The commonly accepted target roaming/cut-over/gap-time metric for voice transitions is 50 ms, generally considered the maximum acceptable break in audio. Our tests demonstrated that, with an appropriately configured WLAN infrastructure and handsets, this target time can be easily achieved ... if you don't want security. Add in WPA-PSK (Wi-Fi Protected Access with Pre-Shared Key), or even more problematic, 802.1X-based authentication, and roam times jump to hundreds of milliseconds, even in controlled circumstances.

Another concern is that the QoS resources of the target AP are not known until the roam completes. Ideally, the handset will know before the roaming event occurs if the necessary QoS is available.

AP vendors have not stood still. Cisco introduced CCKM (Cisco Centralized Key Management) many years ago to address secure roaming concerns, but CCKM requires a Cisco WLAN infrastructure. This proprietary fast-roaming functionality was introduced with Cisco's LEAP (Lightweight Extensible Authentication Protocol), with EAP-FAST (EAP-Flexible Authentication via Secure Tunneling) following. Cisco added more 802.1X types (PEAP, EAP-MSCHAP, and EAP-TLS) in CCX (Cisco Compatible Extensions) Release 4, but most are supported only in the very latest Cisco WLAN infrastructure devices and cards, with the appropriate software.

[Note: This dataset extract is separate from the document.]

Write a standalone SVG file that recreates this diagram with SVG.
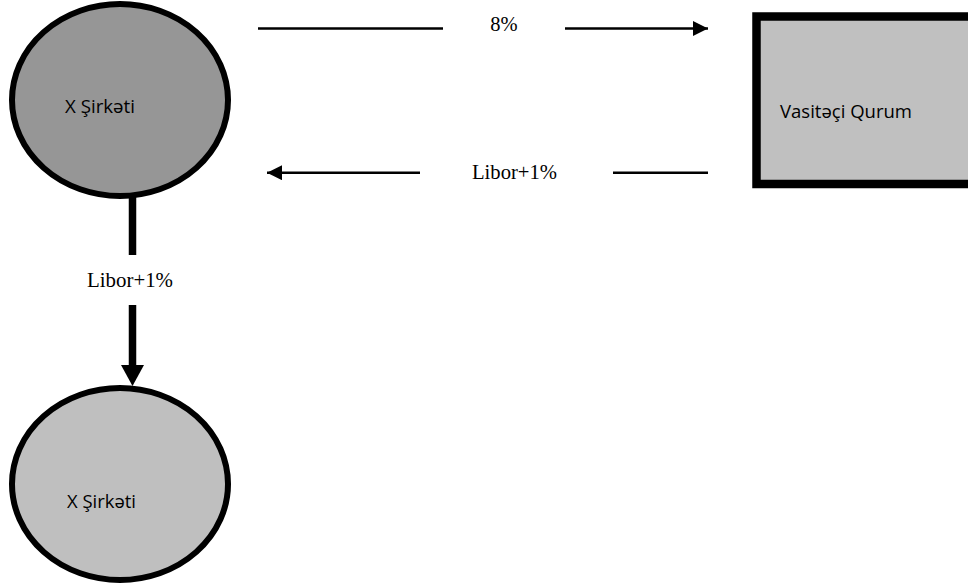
<svg xmlns="http://www.w3.org/2000/svg" width="968" height="586" viewBox="0 0 968 586">
<style>
.node{stroke:#000;stroke-width:6}
.nt{font-family:"Open Sans","Noto Sans","Liberation Sans",sans-serif;font-size:19px;fill:#000}
.lbl{font-family:"Liberation Serif","Times New Roman",serif;font-size:20.5px;fill:#000}
.ln{stroke:#000;fill:none}
</style>
<defs>
<marker id="ah" viewBox="0 0 10 10" refX="10" refY="5" markerWidth="6" markerHeight="6" orient="auto" markerUnits="strokeWidth">
<path d="M0,0 L10,5 L0,10 Z" fill="#000"/>
</marker>
</defs>
<rect width="968" height="586" fill="#fff"/>
<g id="connectors">
<line class="ln" x1="258" y1="28.5" x2="443" y2="28.5" stroke-width="2.5"/>
<line class="ln" x1="565" y1="28.5" x2="708" y2="28.5" stroke-width="2.5" marker-end="url(#ah)"/>
<text class="lbl" x="504" y="30.5" text-anchor="middle">8%</text>
<line class="ln" x1="420" y1="172.7" x2="267" y2="172.7" stroke-width="2.5" marker-end="url(#ah)"/>
<line class="ln" x1="613" y1="172.7" x2="708" y2="172.7" stroke-width="2.5"/>
<text class="lbl" x="514.5" y="179" text-anchor="middle" textLength="85" lengthAdjust="spacingAndGlyphs">Libor+1%</text>
<line class="ln" x1="132.5" y1="196" x2="132.5" y2="255" stroke-width="7.5"/>
<line class="ln" x1="132.5" y1="305" x2="132.5" y2="367" stroke-width="7.5"/>
<path d="M121,365 L144,365 L132.5,386 Z" fill="#000"/>
<text class="lbl" x="130" y="287" text-anchor="middle" textLength="86" lengthAdjust="spacingAndGlyphs">Libor+1%</text>
</g>
<g id="company-top">
<ellipse class="node" cx="120" cy="100" rx="108" ry="96" fill="#969696"/>
<text class="nt" x="65" y="113" textLength="70" lengthAdjust="spacingAndGlyphs">X Şirkəti</text>
</g>
<g id="intermediary">
<rect x="756.5" y="16.5" width="220" height="167.5" fill="#c0c0c0" stroke="#000" stroke-width="8.5"/>
<text class="nt" x="780" y="118" textLength="132" lengthAdjust="spacingAndGlyphs">Vasitəçi Qurum</text>
</g>
<g id="company-bottom">
<ellipse class="node" cx="120" cy="484" rx="108" ry="96" fill="#bfbfbf"/>
<text class="nt" x="67" y="508" textLength="69" lengthAdjust="spacingAndGlyphs">X Şirkəti</text>
</g>
</svg>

Meru Networks and Extricom have taken a different approach: Don't let the client roam at all. In their architectures, each AP shares the same BSSID (MAC address). From the client perspective, it sees one large AP. The WLAN infrastructure manages which AP communicates with a given client. Although elements of this design remain problematic--for example, when roaming across APs on different controllers, delay will be around 50 ms--the benefits for Vo-Fi deployments are obvious.

So where are the standards? The IEEE has a task group working on IEEE 802.11r, which aims to minimize roaming time between APs. Although there's been speculation that fast-secure roaming would match the 20 ms to 30 ms of WEP (Wired Equivalent Privacy), the task group hasn't been able to agree on specifics regarding times.

The IEEE 802.11 schedule points to ratification of 802.11r in fall 2007, with products supporting that standard following many months later. For most enterprises this can't happen soon enough. In the meantime, organizations that don't use Cisco gear can remain open; use WEP, which is only a casual deterrent because there are attacks that can break the keys in seconds; or use WPA-PSK or 802.1X and expect occasional detectable roaming events, say, if a user is walking while talking on the phone.